- Theatrical release poster
- Directed by: Marco Calvise
- Written by: Marco Calvise; Andrea Cavaletto; Ruben Maria Soriquez;
- Produced by: Soong Willy; Marco Calvise; Ruben Maria Soriquez;
- Starring: Sahara Bernales; Alexa Ocampo; Ruben Maria Soriquez;
- Cinematography: Paolo Bertola; Eugenio Cinti Luciani;
- Edited by: Paolo Bertola; John Tan;
- Music by: Gianfranco Marongiu; Enrico Sabena;
- Production company: Singularities Film Production
- Distributed by: Crystalsky Multimedia
- Release date: October 15, 2025;
- Countries: Philippines Italy
- Language: English
- Budget: $2 million

= The Marianas Web =

2025 Marco Calvise film

The Marianas Web is a 2025 science fiction horror film directed by Marco Calvise and co-written by Calvise, Andrea Cavaletto and Ruben Maria Soriquez.

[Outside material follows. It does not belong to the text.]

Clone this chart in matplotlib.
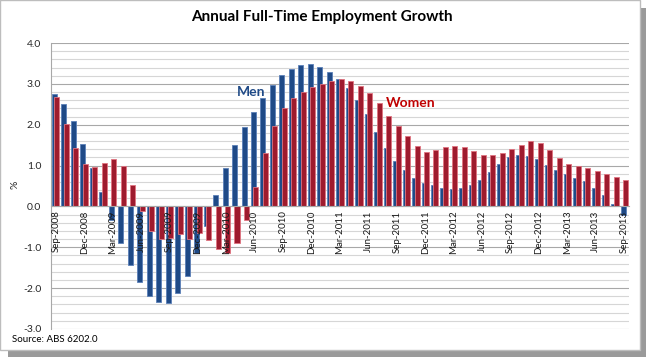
import matplotlib.pyplot as plt
from matplotlib.patches import Rectangle
import numpy as np
import pandas as pd

plt.rcParams['font.family'] = ['Lato', 'DejaVu Sans']

months = pd.date_range('2008-09-01', periods=61, freq='MS').strftime('%b-%Y').tolist()

men = [2.75, 2.50, 2.09, 1.54, 0.94, 0.36, -0.32, -0.90, -1.43, -1.86,
       -2.19, -2.35, -2.37, -2.13, -1.71, -1.13, -0.48, 0.29, 0.94, 1.50,
       1.94, 2.31, 2.65, 2.96, 3.21, 3.36, 3.46, 3.48, 3.41, 3.29,
       3.13, 2.90, 2.60, 2.26, 1.83, 1.44, 1.12, 0.88, 0.70, 0.58,
       0.52, 0.46, 0.43, 0.46, 0.53, 0.65, 0.84, 1.05, 1.20, 1.26,
       1.23, 1.15, 1.01, 0.89, 0.80, 0.70, 0.62, 0.46, 0.28, 0.07,
       -0.20]
women = [2.67, 2.02, 1.43, 1.03, 0.96, 1.07, 1.15, 0.98, 0.53, -0.10,
         -0.60, -0.80, -0.78, -0.68, -0.79, -0.65, -0.82, -1.05, -1.14, -0.89,
         -0.33, 0.48, 1.31, 1.98, 2.42, 2.66, 2.81, 2.93, 3.00, 3.06,
         3.12, 3.06, 2.94, 2.77, 2.52, 2.22, 1.98, 1.73, 1.47, 1.33,
         1.37, 1.46, 1.49, 1.46, 1.36, 1.27, 1.27, 1.31, 1.40, 1.51,
         1.59, 1.55, 1.38, 1.19, 1.04, 0.98, 0.93, 0.87, 0.80, 0.73,
         0.64]

blue = '#1f4a87'
red = '#9e1b2e'

fig = plt.figure(figsize=(6.46, 3.57), dpi=100)
# frame with shadow
fig.patches.append(Rectangle((8/646, 0), 638/646, 349/357, transform=fig.transFigure,
                             facecolor='#9a9a9a', edgecolor='none', zorder=-3))
fig.patches.append(Rectangle((0, 7/357), 640/646, 350/357, transform=fig.transFigure,
                             facecolor='white', edgecolor='#bdbdbd', lw=1, zorder=-2))

ax = fig.add_axes([51/646, 28/357, 578/646, 286/357])
ax.set_facecolor('none')
# x axis sits on zero; do this before setting ticks
ax.spines['bottom'].set_position(('data', 0))
ax.spines['bottom'].set_color('#a8a8a8')
ax.spines['bottom'].set_zorder(5)
ax.spines['left'].set_color('#a8a8a8')
ax.spines['top'].set_visible(False)
ax.spines['right'].set_visible(False)

x = np.arange(len(months))
ax.bar(x - 0.13, men, width=0.53, color=blue, edgecolor='#5b80b8', linewidth=0.6, zorder=3)
ax.bar(x + 0.13, women, width=0.53, color=red, edgecolor='#e07480', linewidth=0.6, zorder=4)

ax.set_xlim(-0.5, len(months) - 0.5)
ax.set_ylim(-3, 4)
ax.set_yticks(np.arange(-3, 5, 1))
ax.set_yticks(np.arange(-3, 4.01, 0.2), minor=True)
ax.set_yticklabels(['%.1f' % v for v in np.arange(-3, 5, 1)], fontsize=7.5, color='#262626')
ax.grid(axis='y', which='major', color='#a8a8a8', lw=0.8, zorder=0)
ax.grid(axis='y', which='minor', color='#d6d6d6', lw=0.8, zorder=0)
ax.tick_params(axis='y', which='both', length=0, pad=7)

ax.set_xticks(x[::3])
ax.set_xticklabels(months[::3], rotation=90, fontsize=7, color='#1a1a1a', va='top', ha='center')
ax.tick_params(axis='x', length=0, pad=3)
ax.xaxis.set_zorder(6)  # month labels drawn over the bars

fig.text(15/646, 1 - 185/357, '%', rotation=90, ha='center', va='center',
         fontsize=7.5, color='#262626')

ax.text(20.6, 2.8, 'Men', color=blue, fontsize=10, fontweight='bold', ha='center', va='center')
ax.text(37.5, 2.54, 'Women', color='#c00000', fontsize=10, fontweight='bold', ha='center', va='center')

fig.text(322/646, 1 - 17/357, 'Annual Full-Time Employment Growth', ha='center', va='center',
         fontsize=11, fontweight='bold')
fig.text(12/646, 17/357, 'Source: ABS 6202.0', ha='left', va='center', fontsize=7)

fig.savefig('out.png', dpi=100)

It stars Sahara Bernales, Alexa Ocampo and Ruben Maria Soriquez.

==Cast==
- Sahara Bernales
- Alexa Ocampo
- John Rey Malto
- Ruben Maria Soriquez
- Asia Galeotti

==Release==
The film released in Philippines on October 15, 2025, under Crystalsky Entertainment and scheduled to release in Italy, India, and other territories.

==Reception==
Alwin Ignacio of Daily Tribune gave the film a positive feedback and wrote; The Marianas Web is a slow burn kind of motion picture and what makes it an engaging viewing experience is the acting of Sobriquez and Ocampo.